=== Data section ===
◇ ◇ ◇ ◇

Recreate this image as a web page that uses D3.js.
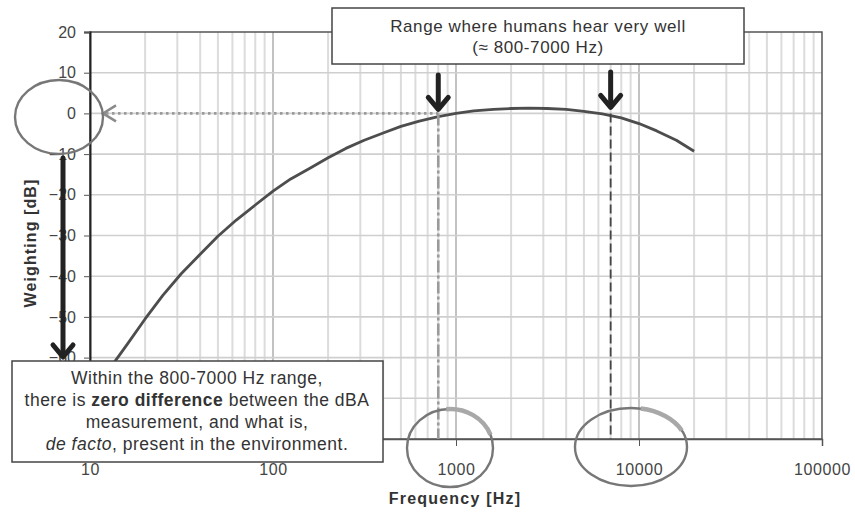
<!DOCTYPE html>
<html>
<head>
<meta charset="utf-8">
<script src="https://cdn.jsdelivr.net/npm/d3@7"></script>
<style>
  html, body { margin: 0; padding: 0; background: #fff; }
  svg { display: block; font-family: Arial, "Liberation Sans", sans-serif; }
</style>
</head>
<body>
<svg id="chart" width="855" height="512"></svg>
<script>
// A-weighting curve, one-third-octave band centres (Hz) and weighting (dB)
const frequencies = [10, 12.5, 16, 20, 25, 31.5, 40, 50, 63, 80, 100, 125, 160, 200, 250, 315, 400, 500, 630, 800,
  1000, 1250, 1600, 2000, 2500, 3150, 4000, 5000, 6300, 8000, 10000, 12500, 16000, 20000];
const weightings = [-70.4, -63.4, -56.7, -50.5, -44.7, -39.4, -34.6, -30.2, -26.2, -22.5, -19.1, -16.1, -13.4, -10.9, -8.6, -6.6, -4.8, -3.2, -1.9, -0.8,
  0, 0.6, 1.0, 1.2, 1.3, 1.2, 1.0, 0.5, -0.1, -1.1, -2.5, -4.3, -6.6, -9.3];

// Axis ticks (the lowest labels sit under the note box, so only lines are drawn there)
const xTicks = [10, 100, 1000, 10000, 100000];
const xTickLabels = ["10", "100", "1000", "10000", "100000"];
const yTicks = [20, 10, 0, -10, -20, -30, -40, -50, -60, -70, -80];
const yLabelled = [20, 10, 0, -10, -20, -30, -40, -50, -60];

// Hearing range markers
const rangeLow = 800;
const rangeHigh = 7000;
const referenceLevel = 0;

const topNote = ["Range where humans hear very well", "(\u2248 800-7000 Hz)"];

const svg = d3.select("#chart");
const plot = { left: 90, right: 822, top: 32, bottom: 439 };

const x = d3.scaleLog().domain([10, 100000]).range([plot.left, plot.right]);
const y = d3.scaleLinear().domain([-80, 20]).range([plot.bottom, plot.top]);

// Minor vertical grid (2..9 within each decade)
const minor = [];
for (let d = 10; d < 100000; d *= 10) for (let k = 2; k <= 9; k++) minor.push(d * k);
svg.append("g").selectAll("line").data(minor).join("line")
  .attr("x1", d => x(d)).attr("x2", d => x(d))
  .attr("y1", plot.top).attr("y2", plot.bottom)
  .attr("stroke", "#dcdcdc").attr("stroke-width", 2);

// Major vertical grid
svg.append("g").selectAll("line").data(xTicks.slice(1, -1)).join("line")
  .attr("x1", d => x(d)).attr("x2", d => x(d))
  .attr("y1", plot.top).attr("y2", plot.bottom)
  .attr("stroke", "#9a9a9a").attr("stroke-width", 1.2);

// Horizontal grid
svg.append("g").selectAll("line").data(yTicks.filter(v => v < 20 && v > -80)).join("line")
  .attr("x1", plot.left).attr("x2", plot.right)
  .attr("y1", d => y(d)).attr("y2", d => y(d))
  .attr("stroke", "#cfcfcf").attr("stroke-width", 1.6);

// Plot border
svg.append("rect")
  .attr("x", plot.left).attr("y", plot.top)
  .attr("width", plot.right - plot.left).attr("height", plot.bottom - plot.top)
  .attr("fill", "none").attr("stroke", "#555").attr("stroke-width", 1.5);

// Axes
const yAxis = d3.axisLeft(y).tickValues(yTicks).tickSize(6).tickPadding(8)
  .tickFormat(d => yLabelled.includes(d) ? d3.format("d")(d) : "");
const gy = svg.append("g").attr("transform", `translate(${plot.left},0)`).call(yAxis);
gy.select(".domain").attr("stroke", "#222").attr("stroke-width", 2);
gy.selectAll(".tick line").attr("stroke", "#555");
gy.selectAll(".tick text").attr("font-size", 16).attr("fill", "#444")
  .attr("font-family", "Arial, 'Liberation Sans', sans-serif");

const xAxis = d3.axisBottom(x).tickValues(xTicks).tickSize(7).tickPadding(18)
  .tickFormat((d, i) => xTickLabels[i]);
const gx = svg.append("g").attr("transform", `translate(0,${plot.bottom})`).call(xAxis);
gx.select(".domain").attr("stroke", "#555").attr("stroke-width", 1.5);
gx.selectAll(".tick line").attr("stroke", "#555");
gx.selectAll(".tick text").attr("font-size", 16).attr("fill", "#444").attr("letter-spacing", 0.6)
  .attr("font-family", "Arial, 'Liberation Sans', sans-serif");

// Axis titles
svg.append("text")
  .attr("x", 455).attr("y", 504)
  .attr("text-anchor", "middle").attr("font-size", 16).attr("font-weight", "bold")
  .attr("letter-spacing", 1.2).attr("fill", "#333")
  .text("Frequency [Hz]");
svg.append("text")
  .attr("transform", "translate(36,243) rotate(-90)")
  .attr("text-anchor", "middle").attr("font-size", 16).attr("font-weight", "bold")
  .attr("letter-spacing", 1.1).attr("fill", "#333")
  .text("Weighting [dB]");

// Weighting curve
const line = d3.line().x((d, i) => x(frequencies[i])).y(d => y(d));
svg.append("path").datum(weightings)
  .attr("d", line).attr("fill", "none")
  .attr("stroke", "#4d4d4d").attr("stroke-width", 2.8).attr("stroke-linejoin", "round");

// Dotted reference line at 0 dB with open arrowhead
const y0 = y(referenceLevel);
svg.append("line")
  .attr("x1", 106).attr("x2", x(rangeLow)).attr("y1", y0).attr("y2", y0)
  .attr("stroke", "#9a9a9a").attr("stroke-width", 2.6).attr("stroke-dasharray", "2.5,3.5");
svg.append("path")
  .attr("d", `M116,${y0 - 8} L103,${y0} L116,${y0 + 8}`)
  .attr("fill", "none").attr("stroke", "#8a8a8a").attr("stroke-width", 2.5);

// Vertical markers at the range limits
svg.append("line")
  .attr("x1", x(rangeLow)).attr("x2", x(rangeLow)).attr("y1", y0).attr("y2", plot.bottom)
  .attr("stroke", "#9a9a9a").attr("stroke-width", 2.6).attr("stroke-dasharray", "12,3,3,3");
svg.append("line")
  .attr("x1", x(rangeHigh)).attr("x2", x(rangeHigh)).attr("y1", y0).attr("y2", plot.bottom)
  .attr("stroke", "#444").attr("stroke-width", 1.8).attr("stroke-dasharray", "9,4");

// Bold down arrows
function downArrow(cx, y1, y2, head) {
  const g = svg.append("g").attr("fill", "none").attr("stroke", "#222")
    .attr("stroke-width", 5).attr("stroke-linecap", "round").attr("stroke-linejoin", "round");
  g.append("line").attr("x1", cx).attr("x2", cx).attr("y1", y1).attr("y2", y2 - 2);
  g.append("path").attr("d", `M${cx - head},${y2 - head * 1.2} L${cx},${y2} L${cx + head},${y2 - head * 1.2}`);
}
downArrow(x(rangeLow), 75, y0 - 4, 10);
downArrow(x(rangeHigh), 72, y0 - 6, 10);
downArrow(63, 158, 357, 10);

// Highlight ellipses
const ellipses = [
  { cx: 59, cy: 117, rx: 44, ry: 37 },
  { cx: 450, cy: 448, rx: 43, ry: 39, hl: [-95, -20] },
  { cx: 631, cy: 447, rx: 56, ry: 39, hl: [-80, -25] }
];
svg.append("g").selectAll("ellipse").data(ellipses).join("ellipse")
  .attr("cx", d => d.cx).attr("cy", d => d.cy).attr("rx", d => d.rx).attr("ry", d => d.ry)
  .attr("fill", "none").attr("stroke", "#777").attr("stroke-width", 2.4);
svg.append("g").selectAll("path").data(ellipses.filter(d => d.hl)).join("path")
  .attr("d", d => {
    const p = a => [d.cx + d.rx * Math.cos(a * Math.PI / 180), d.cy + d.ry * Math.sin(a * Math.PI / 180)];
    const [x1, y1] = p(d.hl[0]), [x2, y2] = p(d.hl[1]);
    return `M${x1},${y1} A${d.rx},${d.ry} 0 0 1 ${x2},${y2}`;
  })
  .attr("fill", "none").attr("stroke", "#a8a8a8").attr("stroke-width", 4.5);

// Top note box
svg.append("rect").attr("x", 332).attr("y", 8).attr("width", 412).attr("height", 56)
  .attr("fill", "#fff").attr("stroke", "#444").attr("stroke-width", 1.5);
svg.append("g").selectAll("text").data(topNote).join("text")
  .attr("x", 538).attr("y", (d, i) => 32 + i * 21)
  .attr("text-anchor", "middle").attr("font-size", 17).attr("letter-spacing", 0.6).attr("fill", "#333")
  .text(d => d);

// Bottom note box
svg.append("rect").attr("x", 12).attr("y", 361).attr("width", 371).attr("height", 101)
  .attr("fill", "#fff").attr("stroke", "#444").attr("stroke-width", 1.5);
const note = svg.append("text").attr("text-anchor", "middle").attr("font-size", 17.5)
  .attr("letter-spacing", 0.5).attr("fill", "#333");
note.append("tspan").attr("x", 197).attr("y", 384).text("Within the 800-7000 Hz range,");
const l2 = note.append("tspan").attr("x", 197).attr("y", 406);
l2.append("tspan").text("there is ");
l2.append("tspan").attr("font-weight", "bold").text("zero difference");
l2.append("tspan").text(" between the dBA");
note.append("tspan").attr("x", 197).attr("y", 428).text("measurement, and what is,");
const l4 = note.append("tspan").attr("x", 197).attr("y", 450);
l4.append("tspan").attr("font-style", "italic").text("de facto");
l4.append("tspan").text(", present in the environment.");
</script>
</body>
</html>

◇ ◇ ◇ ◇

=== What to do ===
Return the material line for line, from its beginning to the line that contains "-4.3, -6.6, -9.3];", with the pictures left out.

=== In response ===
Recreate this image as a web page that uses D3.js.
<!DOCTYPE html>
<html>
<head>
<meta charset="utf-8">
<script src="https://cdn.jsdelivr.net/npm/d3@7"></script>
<style>
  html, body { margin: 0; padding: 0; background: #fff; }
  svg { display: block; font-family: Arial, "Liberation Sans", sans-serif; }
</style>
</head>
<body>
<svg id="chart" width="855" height="512"></svg>
<script>
// A-weighting curve, one-third-octave band centres (Hz) and weighting (dB)
const frequencies = [10, 12.5, 16, 20, 25, 31.5, 40, 50, 63, 80, 100, 125, 160, 200, 250, 315, 400, 500, 630, 800,
  1000, 1250, 1600, 2000, 2500, 3150, 4000, 5000, 6300, 8000, 10000, 12500, 16000, 20000];
const weightings = [-70.4, -63.4, -56.7, -50.5, -44.7, -39.4, -34.6, -30.2, -26.2, -22.5, -19.1, -16.1, -13.4, -10.9, -8.6, -6.6, -4.8, -3.2, -1.9, -0.8,
  0, 0.6, 1.0, 1.2, 1.3, 1.2, 1.0, 0.5, -0.1, -1.1, -2.5, -4.3, -6.6, -9.3];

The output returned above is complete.